Focusing, albeit not exclusively, on refrains and the transformations of enunciation in the interview has allowed us to flag different aspects of the assemblage of green work and the place of subjectivity within it. We do not seek to generalise from Jenny’s experience but to unfold a set of changes and tensions that in their dynamic movement might be explored similarly elsewhere. The approach we have taken allows us to offer something of a corrective to current uses of ‘assemblage theory’, understood as a way to explore the complexities of agency. Adopting the conceptual vocabulary of the refrain here has, to some extent, entailed approaching interview material in somewhat aesthetic terms – considering orchids and moorlands as well as biography and belief.

Exploring interview material with environmental consultants in these terms has allowed us to introduce some complexity into our consideration of the subjectivity of people who are perhaps a little too quickly read as individual – and individualistic – market actors, or workers with ‘eco’ identities. Through Jenny we can start to see that what makes up an assemblage in green work entails different temporalities, speeds and slownesses that present an ambiguous challenge to the monolithic pretensions of capital.
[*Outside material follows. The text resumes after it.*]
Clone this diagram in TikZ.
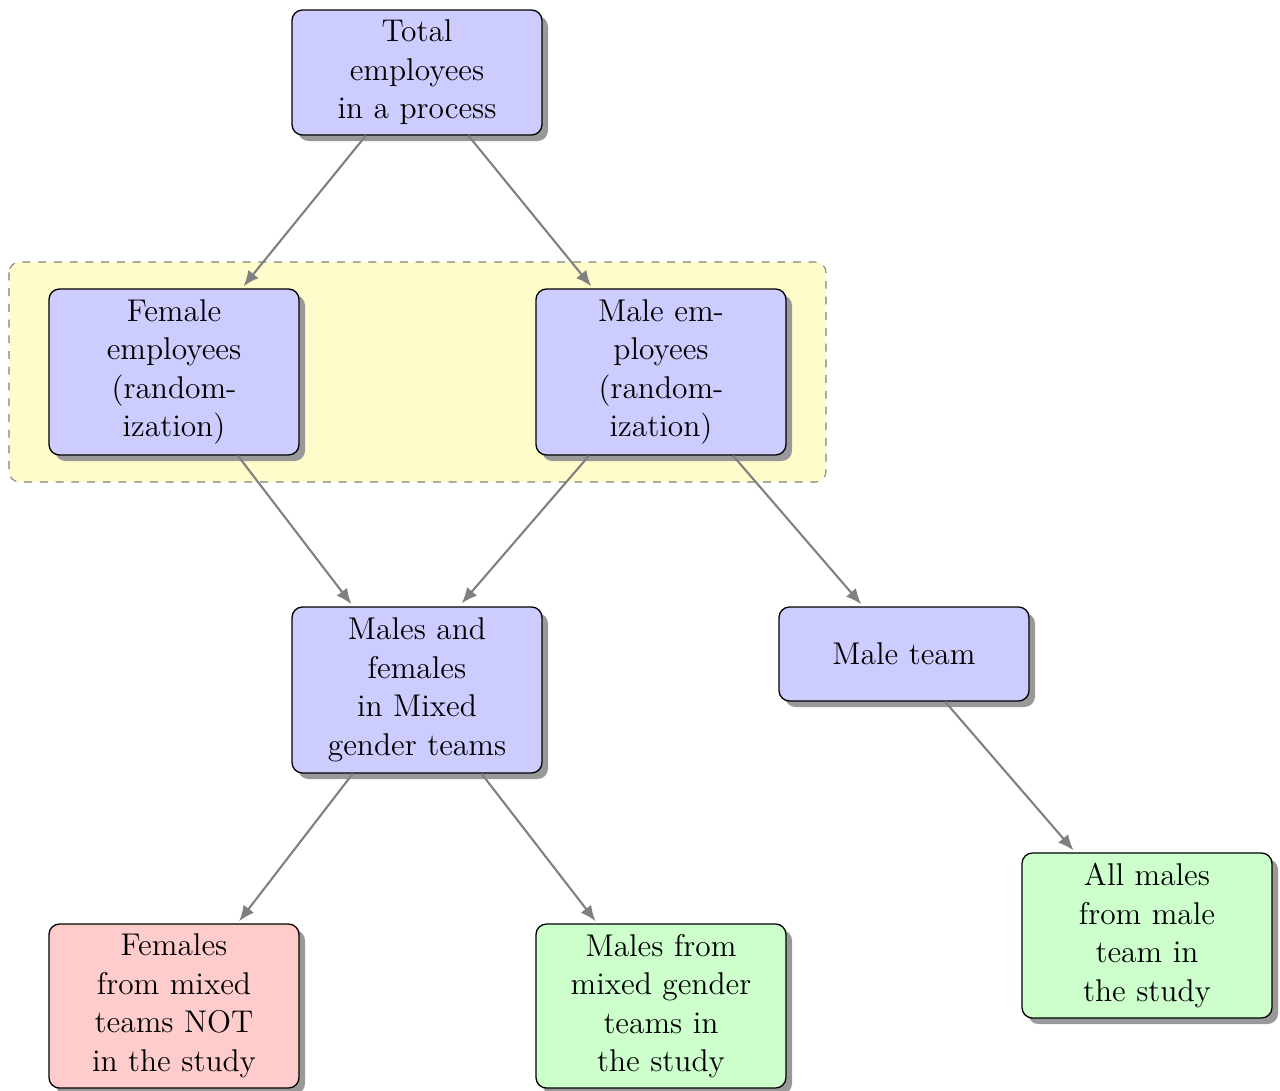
\documentclass[12pt,tikz,border=0pt]{standalone}
\usetikzlibrary{shadows,arrows.meta,backgrounds,calc}
\begin{document}
\begin{tikzpicture}[x=0.3816pt,y=-0.3816pt,
  box/.style={draw=black,line width=0.5pt,rounded corners=4pt,fill=blue!20,
    drop shadow={shadow xshift=2.3pt,shadow yshift=-2.3pt,fill=black!40,opacity=1},
    minimum width=95.4pt,text width=85pt,align=center,inner sep=2pt,
    font=\fontsize{12}{14.7}\selectfont},
  good/.style={box,fill=green!20},
  bad/.style={box,fill=red!20},
  conn/.style={draw=gray,thick,-{Latex[length=6pt,width=5pt]},shorten >=1pt}]
\useasboundingbox (0,0) rectangle (1280,1090);
\node[box,minimum height=125*0.3816pt] (total) at (417,72.5) {Total\\employees\\in a process};
\node[box,minimum height=166*0.3816pt] (female) at (174,372) {Female\\employees\\(random-\\ization)};
\node[box,minimum height=166*0.3816pt] (male) at (661,372) {Male em-\\ployees\\(random-\\ization)};
\node[box,minimum height=166*0.3816pt] (mixed) at (417,690) {Males and\\females\\in Mixed\\gender teams};
\node[box,minimum height=94*0.3816pt] (mteam) at (904,654) {Male team};
\node[bad,minimum height=164*0.3816pt] (fnot) at (174,1006) {Females\\from mixed\\teams NOT\\in the study};
\node[good,minimum height=164*0.3816pt] (mmix) at (661,1006) {Males from\\mixed gender\\teams in\\the study};
\node[good,minimum height=165*0.3816pt] (mall) at (1147,935.5) {All males\\from male\\team in\\the study};
\coordinate (bgA) at (9,262);
\coordinate (bgB) at (826,482);
\begin{scope}[on background layer]
\draw[gray,dashed,fill=yellow!20,rounded corners=4pt] (bgA) rectangle (bgB);
\end{scope}
\coordinate (mixin) at ($(mixed.north)+(43,-1)$);
\draw[conn] (total) -- (female);
\draw[conn] (total) -- (male);
\draw[conn] (female) -- (mixed);
\draw[conn] (male) -- (mixin);
\draw[conn] (male) -- (mteam);
\draw[conn] (mixed) -- (fnot);
\draw[conn] (mixed) -- (mmix);
\draw[conn] (mteam) -- (mall);
\end{tikzpicture}
\end{document}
From one point of view, ‘nature’ presents something to be codified and measured – to be abstracted into spaces of calculation – but from another, and at the same time, ‘nature’ is a set of problematic deterritorialising forces in their own right, moving and changing at speeds that fall outside of the rhythms of investment strategies, economic cycles, changing legal frameworks and so on. Market action that engages with these other forces entails a negotiation of subjectivity in and with some of the dissident vectors of contemporary capitalism. Jenny is simultaneously working with and against contemporary capitalism as she fights for peat bogs, negotiates with developers and protects her company from the effects of the recession.